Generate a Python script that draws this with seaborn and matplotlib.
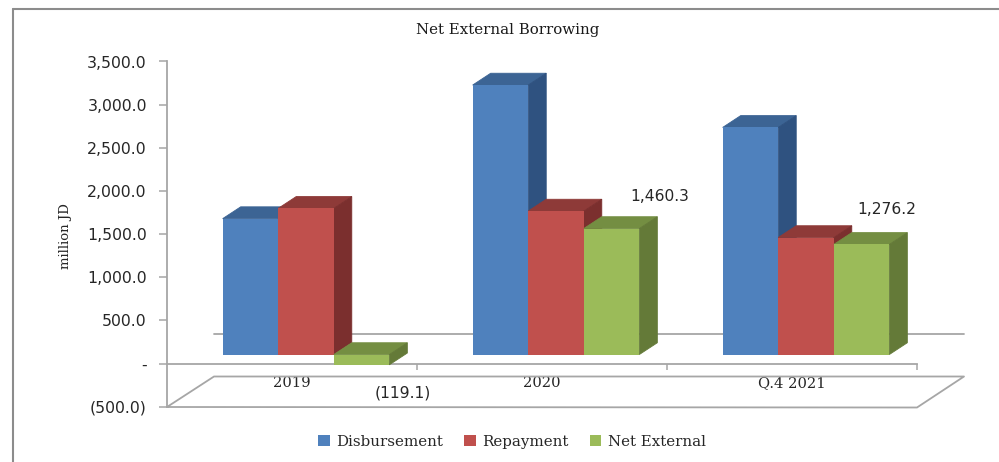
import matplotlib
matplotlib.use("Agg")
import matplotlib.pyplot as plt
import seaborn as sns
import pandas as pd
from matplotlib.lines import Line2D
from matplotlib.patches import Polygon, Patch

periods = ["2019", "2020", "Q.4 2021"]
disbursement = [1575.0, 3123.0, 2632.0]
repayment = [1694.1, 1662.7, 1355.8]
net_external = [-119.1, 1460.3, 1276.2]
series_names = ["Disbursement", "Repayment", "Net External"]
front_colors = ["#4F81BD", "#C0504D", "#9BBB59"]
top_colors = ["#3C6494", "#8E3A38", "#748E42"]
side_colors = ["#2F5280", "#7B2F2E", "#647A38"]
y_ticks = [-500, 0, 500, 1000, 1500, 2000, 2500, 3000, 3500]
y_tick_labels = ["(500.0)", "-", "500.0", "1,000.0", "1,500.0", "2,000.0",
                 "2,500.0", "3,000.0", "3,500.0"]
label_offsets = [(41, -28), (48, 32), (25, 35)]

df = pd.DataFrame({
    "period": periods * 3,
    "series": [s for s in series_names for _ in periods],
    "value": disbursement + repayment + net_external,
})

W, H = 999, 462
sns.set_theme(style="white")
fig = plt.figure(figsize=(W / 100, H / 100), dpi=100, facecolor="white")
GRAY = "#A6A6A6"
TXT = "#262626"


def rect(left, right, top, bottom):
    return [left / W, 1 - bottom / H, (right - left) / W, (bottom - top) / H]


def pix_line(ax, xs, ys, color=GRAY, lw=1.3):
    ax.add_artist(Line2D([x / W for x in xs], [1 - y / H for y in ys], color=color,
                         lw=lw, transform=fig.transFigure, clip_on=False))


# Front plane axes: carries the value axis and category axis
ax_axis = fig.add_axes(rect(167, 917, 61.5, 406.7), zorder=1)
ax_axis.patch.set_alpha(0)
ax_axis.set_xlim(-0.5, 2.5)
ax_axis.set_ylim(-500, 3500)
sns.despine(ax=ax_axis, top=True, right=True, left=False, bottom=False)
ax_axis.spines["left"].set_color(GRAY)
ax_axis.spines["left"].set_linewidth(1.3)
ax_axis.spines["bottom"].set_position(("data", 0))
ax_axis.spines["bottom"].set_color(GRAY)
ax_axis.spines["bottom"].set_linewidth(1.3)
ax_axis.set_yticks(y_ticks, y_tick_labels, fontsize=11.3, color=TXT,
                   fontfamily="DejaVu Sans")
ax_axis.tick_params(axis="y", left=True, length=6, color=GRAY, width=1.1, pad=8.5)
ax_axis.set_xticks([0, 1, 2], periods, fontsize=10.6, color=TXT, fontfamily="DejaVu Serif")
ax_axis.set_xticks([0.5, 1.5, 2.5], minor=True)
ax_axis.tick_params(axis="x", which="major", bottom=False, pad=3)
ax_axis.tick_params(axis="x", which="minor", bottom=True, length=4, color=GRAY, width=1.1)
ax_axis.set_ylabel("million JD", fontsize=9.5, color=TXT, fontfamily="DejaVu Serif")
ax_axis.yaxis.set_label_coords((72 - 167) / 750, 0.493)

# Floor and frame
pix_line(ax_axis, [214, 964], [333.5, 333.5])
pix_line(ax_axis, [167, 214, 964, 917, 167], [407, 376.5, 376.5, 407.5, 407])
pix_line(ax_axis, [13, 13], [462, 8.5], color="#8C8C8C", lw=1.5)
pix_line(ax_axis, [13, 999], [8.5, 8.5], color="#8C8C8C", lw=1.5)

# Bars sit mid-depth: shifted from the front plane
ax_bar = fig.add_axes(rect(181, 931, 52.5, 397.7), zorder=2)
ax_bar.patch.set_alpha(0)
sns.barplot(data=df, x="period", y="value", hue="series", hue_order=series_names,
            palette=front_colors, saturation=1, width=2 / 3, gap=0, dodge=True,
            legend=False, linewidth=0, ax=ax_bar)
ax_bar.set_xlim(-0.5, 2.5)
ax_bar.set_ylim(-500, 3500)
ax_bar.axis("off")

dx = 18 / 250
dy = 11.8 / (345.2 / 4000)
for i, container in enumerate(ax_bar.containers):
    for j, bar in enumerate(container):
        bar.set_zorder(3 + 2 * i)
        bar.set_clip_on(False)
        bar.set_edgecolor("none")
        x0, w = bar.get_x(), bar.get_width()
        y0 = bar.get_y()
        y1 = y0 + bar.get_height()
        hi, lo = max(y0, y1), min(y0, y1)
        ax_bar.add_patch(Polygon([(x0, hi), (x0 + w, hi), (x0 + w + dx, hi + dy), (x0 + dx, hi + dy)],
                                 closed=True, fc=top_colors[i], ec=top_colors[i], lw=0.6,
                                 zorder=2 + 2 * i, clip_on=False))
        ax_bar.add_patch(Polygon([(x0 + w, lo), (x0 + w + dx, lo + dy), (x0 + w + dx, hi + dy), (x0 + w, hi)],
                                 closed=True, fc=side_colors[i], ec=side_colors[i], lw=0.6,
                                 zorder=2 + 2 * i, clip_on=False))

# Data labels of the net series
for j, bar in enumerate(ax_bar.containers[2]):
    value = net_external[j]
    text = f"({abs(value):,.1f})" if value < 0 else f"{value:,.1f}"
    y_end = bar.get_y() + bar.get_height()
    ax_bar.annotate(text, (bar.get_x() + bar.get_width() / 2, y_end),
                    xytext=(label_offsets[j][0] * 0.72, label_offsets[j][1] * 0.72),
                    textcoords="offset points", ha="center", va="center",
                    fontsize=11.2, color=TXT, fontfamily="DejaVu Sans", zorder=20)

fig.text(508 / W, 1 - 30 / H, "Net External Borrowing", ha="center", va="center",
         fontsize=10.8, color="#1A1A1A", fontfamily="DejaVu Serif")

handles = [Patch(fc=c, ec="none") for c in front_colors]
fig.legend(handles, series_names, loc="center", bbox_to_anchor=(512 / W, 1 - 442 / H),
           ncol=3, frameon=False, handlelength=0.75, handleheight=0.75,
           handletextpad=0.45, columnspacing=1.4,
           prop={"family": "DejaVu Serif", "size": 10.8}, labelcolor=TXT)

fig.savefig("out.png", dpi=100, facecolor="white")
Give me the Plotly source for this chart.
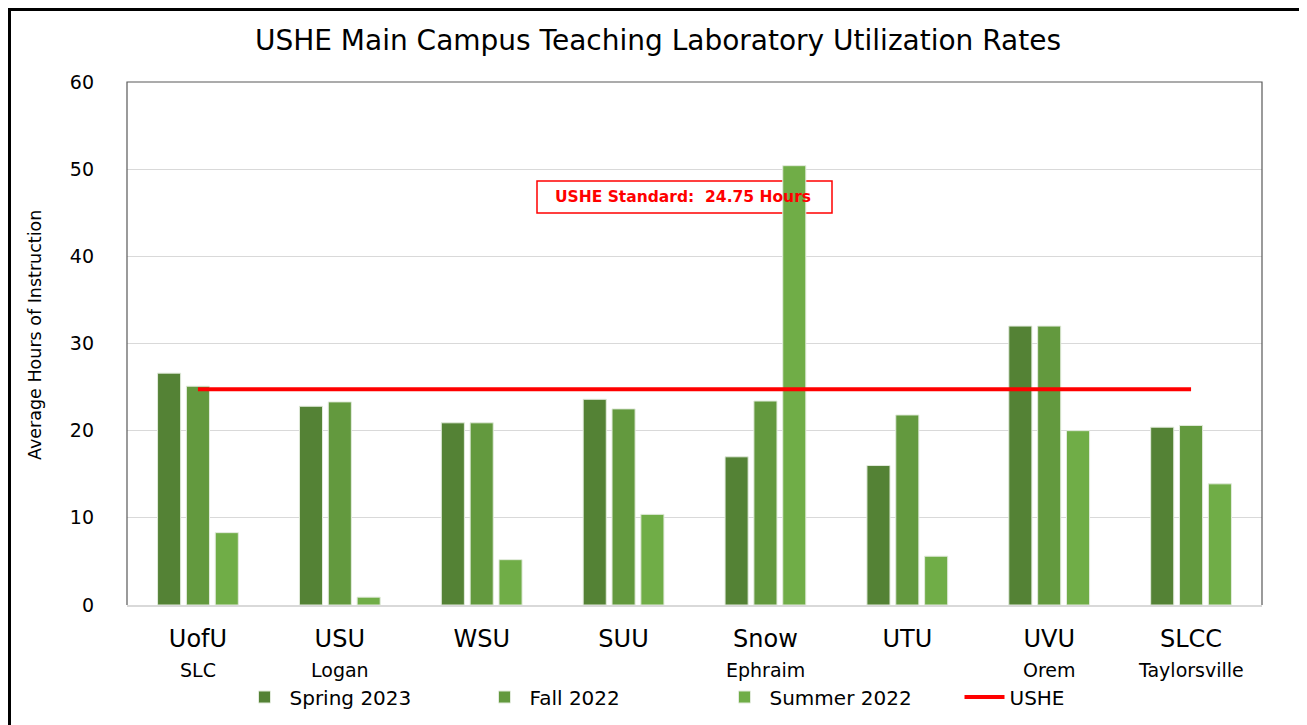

__EXERCISE REQUIREMENTS__. Word for word, give again the lines from the first entry to the line with "lw=lw, transform=fig.transFigure, clip_on=False))", inclusive. Exclude the pictures.

__PROBLEM SOLUTION__.
Generate a Python script that draws this with seaborn and matplotlib.
import matplotlib
matplotlib.use("Agg")
import matplotlib.pyplot as plt
import seaborn as sns
import pandas as pd
from matplotlib.lines import Line2D
from matplotlib.patches import Polygon, Patch

periods = ["2019", "2020", "Q.4 2021"]
disbursement = [1575.0, 3123.0, 2632.0]
repayment = [1694.1, 1662.7, 1355.8]
net_external = [-119.1, 1460.3, 1276.2]
series_names = ["Disbursement", "Repayment", "Net External"]
front_colors = ["#4F81BD", "#C0504D", "#9BBB59"]
top_colors = ["#3C6494", "#8E3A38", "#748E42"]
side_colors = ["#2F5280", "#7B2F2E", "#647A38"]
y_ticks = [-500, 0, 500, 1000, 1500, 2000, 2500, 3000, 3500]
y_tick_labels = ["(500.0)", "-", "500.0", "1,000.0", "1,500.0", "2,000.0",
                 "2,500.0", "3,000.0", "3,500.0"]
label_offsets = [(41, -28), (48, 32), (25, 35)]

df = pd.DataFrame({
    "period": periods * 3,
    "series": [s for s in series_names for _ in periods],
    "value": disbursement + repayment + net_external,
})

W, H = 999, 462
sns.set_theme(style="white")
fig = plt.figure(figsize=(W / 100, H / 100), dpi=100, facecolor="white")
GRAY = "#A6A6A6"
TXT = "#262626"


def rect(left, right, top, bottom):
    return [left / W, 1 - bottom / H, (right - left) / W, (bottom - top) / H]


def pix_line(ax, xs, ys, color=GRAY, lw=1.3):
    ax.add_artist(Line2D([x / W for x in xs], [1 - y / H for y in ys], color=color,
                         lw=lw, transform=fig.transFigure, clip_on=False))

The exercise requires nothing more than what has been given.